SUN WON SOHN: They feel that the only way they can grow their economy is by increasing exports, and one of the ways of increasing exports is by depreciating its own currency.
ZARROLI: In other words, Japan has decided that its currency, the yen, is too strong, and weakening it will make its exports cheaper and allow the country to sell more goods overseas. It's the kind of strategy that countries sometimes practice but rarely acknowledge publicly because it's so controversial. A country that weakens its currency may export more, but the move undercuts competing countries, whose goods become relatively more expensive. And Sohn says sooner or later, they tend to retaliate by weakening their own currency.
SOHN: If you can devalue your currency and not have other countries respond, then obviously you gain your market share. But historically, that's not what's going to happen. Other countries will respond.
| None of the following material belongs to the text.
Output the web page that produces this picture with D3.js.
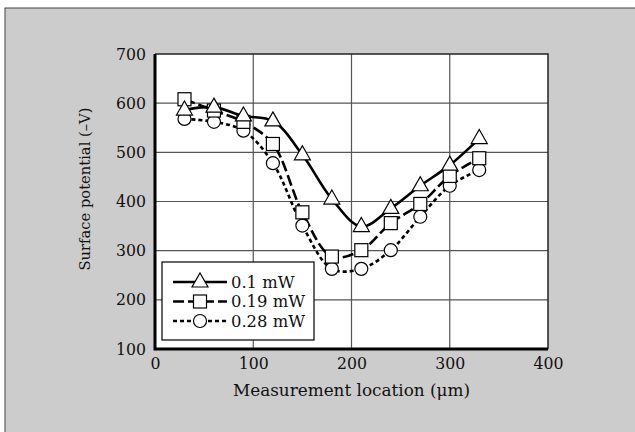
<!DOCTYPE html>
<html><head><meta charset="utf-8">
<script src="https://cdn.jsdelivr.net/npm/d3@7"></script>
<style>body{margin:0;background:#fff}svg{display:block}text{font-family:"DejaVu Serif",serif;fill:#111}</style>
</head><body>
<script>
const xValues = [30, 60, 90, 120, 150, 180, 210, 240, 270, 300, 330];
const s01 = [586, 592, 574, 564, 495, 405, 349, 386, 432, 474, 528];
const s019 = [608, 585, 562, 517, 378, 288, 301, 356, 395, 452, 488];
const s028 = [568, 562, 544, 478, 351, 263, 263, 301, 369, 432, 464];
const seriesNames = ["0.1 mW", "0.19 mW", "0.28 mW"];
const xTicks = [0, 100, 200, 300, 400];
const yTicks = [100, 200, 300, 400, 500, 600, 700];
const xTitle = "Measurement location (\u03bcm)";
const yTitle = "Surface potential (\u2013V)";

const W = 635, H = 432;
const svg = d3.select("body").append("svg").attr("width", W).attr("height", H);
svg.append("rect").attr("x", 5).attr("y", 8).attr("width", W).attr("height", H).attr("fill", "#cccccc").attr("stroke", "#444").attr("stroke-width", 1);

const x = d3.scaleLinear().domain([0, 400]).range([155, 548]);
const y = d3.scaleLinear().domain([100, 700]).range([349, 54]);

// fit a text element's font size to a target width
function fit(sel, target) {
  const w = sel.node().getComputedTextLength();
  const fs = parseFloat(sel.attr("font-size"));
  if (w > 0) sel.attr("font-size", (fs * target / w).toFixed(2));
}

svg.append("rect").attr("x", x(0)).attr("y", y(700)).attr("width", x(400) - x(0)).attr("height", y(100) - y(700)).attr("fill", "#fff");

// grid
const g = svg.append("g");
g.selectAll(".vg").data(xTicks.slice(1, -1)).join("line")
  .attr("x1", d => x(d)).attr("x2", d => x(d)).attr("y1", y(700)).attr("y2", y(100))
  .attr("stroke", "#555").attr("stroke-width", 1.2);
g.selectAll(".hg").data(yTicks.slice(1, -1)).join("line")
  .attr("x1", x(0)).attr("x2", x(400)).attr("y1", d => y(d)).attr("y2", d => y(d))
  .attr("stroke", "#555").attr("stroke-width", 1.2);
svg.append("path").attr("d", `M${x(0)},${y(700)}H${x(400)}V${y(100)}`).attr("fill", "none").attr("stroke", "#222").attr("stroke-width", 1.5);

// axes
const xAxis = svg.append("g").attr("transform", `translate(0,${y(100)})`)
  .call(d3.axisBottom(x).tickValues(xTicks).tickSize(0).tickPadding(9).tickFormat(d3.format("d")));
xAxis.select(".domain").remove();
xAxis.selectAll("text").attr("font-size", 16).attr("font-family", "DejaVu Serif").attr("fill", "#111");
const yAxis = svg.append("g").attr("transform", `translate(${x(0)},0)`)
  .call(d3.axisLeft(y).tickValues(yTicks).tickSize(0).tickPadding(9).tickFormat(d3.format("d")));
yAxis.select(".domain").remove();
yAxis.selectAll("text").attr("font-size", 16).attr("font-family", "DejaVu Serif").attr("fill", "#111");
// size digits so "100" is ~30px wide
const probe = xAxis.selectAll("text").filter(d => d === 100);
const pw = probe.node().getComputedTextLength();
const tickFs = (16 * 30 / pw).toFixed(2);
xAxis.selectAll("text").attr("font-size", tickFs);
yAxis.selectAll("text").attr("font-size", tickFs);
svg.append("path").attr("d", `M${x(0)},${y(700)}V${y(100)}H${x(400)}`).attr("fill", "none").attr("stroke", "#000").attr("stroke-width", 3);

const xt = svg.append("text").attr("x", 351.5).attr("y", 396).attr("text-anchor", "middle").attr("font-size", 15).text(xTitle);
fit(xt, 237);
const yt = svg.append("text").attr("transform", "translate(90,189) rotate(-90)").attr("text-anchor", "middle").attr("font-size", 15).text(yTitle);
fit(yt, 163);

const series = [
  {name: seriesNames[0], vals: s01, dash: null, marker: "tri"},
  {name: seriesNames[1], vals: s019, dash: "11,4", marker: "sq"},
  {name: seriesNames[2], vals: s028, dash: "4,3", marker: "circ"}
];
const line = d3.line().x(d => x(d[0])).y(d => y(d[1])).curve(d3.curveCatmullRom.alpha(0.5));

function drawMarker(sel, type, cx, cy) {
  if (type === "tri") {
    sel.append("path").attr("d", `M${cx},${cy - 9}L${cx + 8},${cy + 5}L${cx - 8},${cy + 5}Z`)
      .attr("fill", "#fff").attr("stroke", "#000").attr("stroke-width", 1.2);
  } else if (type === "sq") {
    sel.append("rect").attr("x", cx - 6.5).attr("y", cy - 6.5).attr("width", 13).attr("height", 13)
      .attr("fill", "#fff").attr("stroke", "#000").attr("stroke-width", 1.2);
  } else {
    sel.append("circle").attr("cx", cx).attr("cy", cy).attr("r", 6.5)
      .attr("fill", "#fff").attr("stroke", "#000").attr("stroke-width", 1.2);
  }
}

series.slice().reverse().forEach(s => {
  const pts = xValues.map((v, i) => [v, s.vals[i]]);
  svg.append("path").attr("d", line(pts)).attr("fill", "none").attr("stroke", "#000")
    .attr("stroke-width", 2.6).attr("stroke-dasharray", s.dash);
});
series.slice().reverse().forEach(s => {
  const mg = svg.append("g");
  xValues.forEach((v, i) => drawMarker(mg, s.marker, x(v), y(s.vals[i])));
});

// legend
const lg = svg.append("g");
lg.append("rect").attr("x", 162).attr("y", 262).attr("width", 152).attr("height", 78)
  .attr("fill", "#fff").attr("stroke", "#000").attr("stroke-width", 1.2);
const legTexts = [];
series.forEach((s, i) => {
  const ly = 282 + i * 19.5;
  lg.append("line").attr("x1", 173).attr("x2", 227).attr("y1", ly).attr("y2", ly)
    .attr("stroke", "#000").attr("stroke-width", 2.6).attr("stroke-dasharray", s.dash);
  drawMarker(lg, s.marker, 200, ly);
  legTexts.push(lg.append("text").attr("x", 231).attr("y", ly + 5.5).attr("font-size", 15).text(s.name));
});
const lw = legTexts[1].node().getComputedTextLength();
const legFs = (15 * 74 / lw).toFixed(2);
legTexts.forEach(t => t.attr("font-size", legFs));
</script>
</body></html>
ZARROLI: There are already signs the weakening yen is hurting exporters in South Korea, for instance, whose cars and electronic goods compete with Japan's. And Korean officials have warned they're considering how to respond. But Sara Johnson of IHS Global Insight says it's unlikely countries will wage a full-fledged currency war. For one thing, countries pay a price when their currencies falls. They may export more, but the things they import, like oil, also become more expensive.
SARA JOHNSON: I think the idea of competitive devaluation has been overhyped. Certainly, central banks do not want to generate inflation by making imports more expensive.
ZARROLI: Moreover, trying to lower the value of a country's currency can be more complicated than it sounds. The Fed has been flooding the U.S. economy with money for several years, but the U.S. dollar is still almost as strong as it was just two years ago. Jim Zarroli, NPR News.